As Botswana’s great track hope ahead of the 2024 Olympics, Letsile Tebogo has lofty ambitions for Africa.
Yet the 20-year-old, who claimed two medals at the World Championships last year, is keeping a cool head as his own focus this year shifts towards the Paris Games, which begin on 26 July.
“I don’t have any goals for the Olympics because I haven’t thought about what will happen,” Tebogo told Newsday on the BBC World Service.
“I need to sit down and see, and then set the goals. I will then announce my goals if I feel like it.”

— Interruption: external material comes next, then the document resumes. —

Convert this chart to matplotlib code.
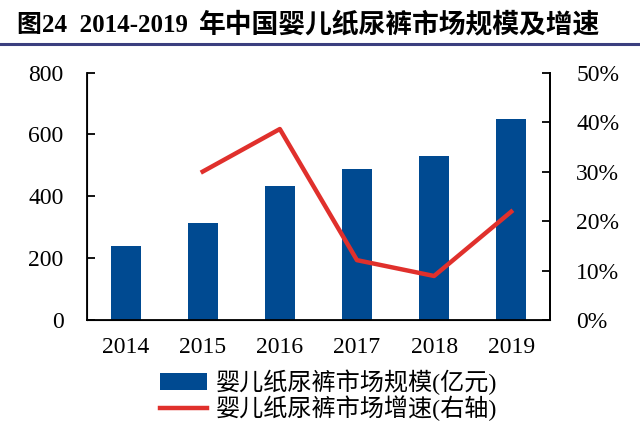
import matplotlib
matplotlib.use("Agg")
import matplotlib.pyplot as plt
from matplotlib.lines import Line2D
from matplotlib.patches import Patch
from matplotlib.ticker import FuncFormatter

plt.rcParams['font.family'] = ['Liberation Serif', 'Noto Sans CJK SC', 'DejaVu Sans']

years = ['2014', '2015', '2016', '2017', '2018', '2019']
market_size = [240, 313, 432, 487, 531, 650]
growth_years = ['2015', '2016', '2017', '2018', '2019']
growth_rate = [30.0, 38.6, 12.1, 8.9, 21.9]

title_num = '图24  2014-2019'
title_cjk = '年中国婴儿纸尿裤市场规模及增速'
bar_label = '婴儿纸尿裤市场规模(亿元)'
line_label = '婴儿纸尿裤市场增速(右轴)'

bar_color = '#004a91'
line_color = '#e0302c'

fig = plt.figure(figsize=(6.4, 4.28), dpi=100)
ax = fig.add_axes([0.136, 0.2523, 0.723, 0.578])
x = list(range(len(years)))
ax.bar(x, market_size, width=0.39, color=bar_color, zorder=2)
ax.set_xlim(-0.5, len(years) - 0.5)
ax.set_ylim(0, 800)
ax.set_yticks([0, 200, 400, 600, 800])
ax.set_xticks(x)
ax.set_xticklabels(years)
ax.spines['top'].set_visible(False)
for s in ['left', 'right', 'bottom']:
    ax.spines[s].set_linewidth(1.3)
ax.tick_params(axis='y', direction='in', length=6, width=1.3, labelsize=17, pad=17)
ax.tick_params(axis='x', length=0, labelsize=17, pad=12)

ax2 = ax.twinx()
gx = [years.index(y) for y in growth_years]
ax2.plot(gx, growth_rate, color=line_color, linewidth=3.2, zorder=3)
ax2.set_ylim(0, 50)
ax2.set_yticks([0, 10, 20, 30, 40, 50])
ax2.yaxis.set_major_formatter(FuncFormatter(lambda v, p: f'{int(v)}%'))
ax2.spines['top'].set_visible(False)
ax2.spines['right'].set_linewidth(1.3)
ax2.tick_params(axis='y', direction='in', length=6, width=1.3, labelsize=17, pad=19)

fig.text(0.027, 0.94, title_num, fontsize=18, fontweight='bold', va='center', ha='left')
fig.text(0.311, 0.94, title_cjk, fontsize=19.3, fontweight='bold', va='center', ha='left')
fig.add_artist(Line2D([0, 1], [0.897, 0.897], color='#3b3f7f', linewidth=2.2, transform=fig.transFigure))

handles = [Patch(facecolor=bar_color, edgecolor='none'),
           Line2D([0], [0], color=line_color, linewidth=3.2)]
fig.legend(handles, [bar_label, line_label], loc='upper left', bbox_to_anchor=(0.25, 0.136),
           frameon=False, fontsize=17.4, handlelength=1.95, handletextpad=0.35,
           labelspacing=0.0, borderaxespad=0, borderpad=0)

fig.savefig('out.png', dpi=100)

Part of the reason for Tebogo’s reticence is the fact he is representing a country that has only won two medals since it first competed in the Olympics in 1980 – with neither of them gold.
Nijel Amos claimed the southern African nation’s first Olympic medal in 2012, winning silver in the men’s 800m.
Nine years later, the quartet of Isaac Makwala, Bayapo Ndori, Zibane Ngozi and Baboloki Thebe won men’s 4x400m relay bronze at the delayed 2020 Games in Tokyo.
Now attention has turned to Tebogo, and the expectation on his shoulders is justified.
A two-time 100m champion at world Under-20 level, where he also picked up two silver medals over 200m in 2021 and 2022, he is starting to translate his success on to the senior stage.
Tebogo took silver over the shorter distance at the Worlds in Hungary last August, and followed that up with bronze in the 200m.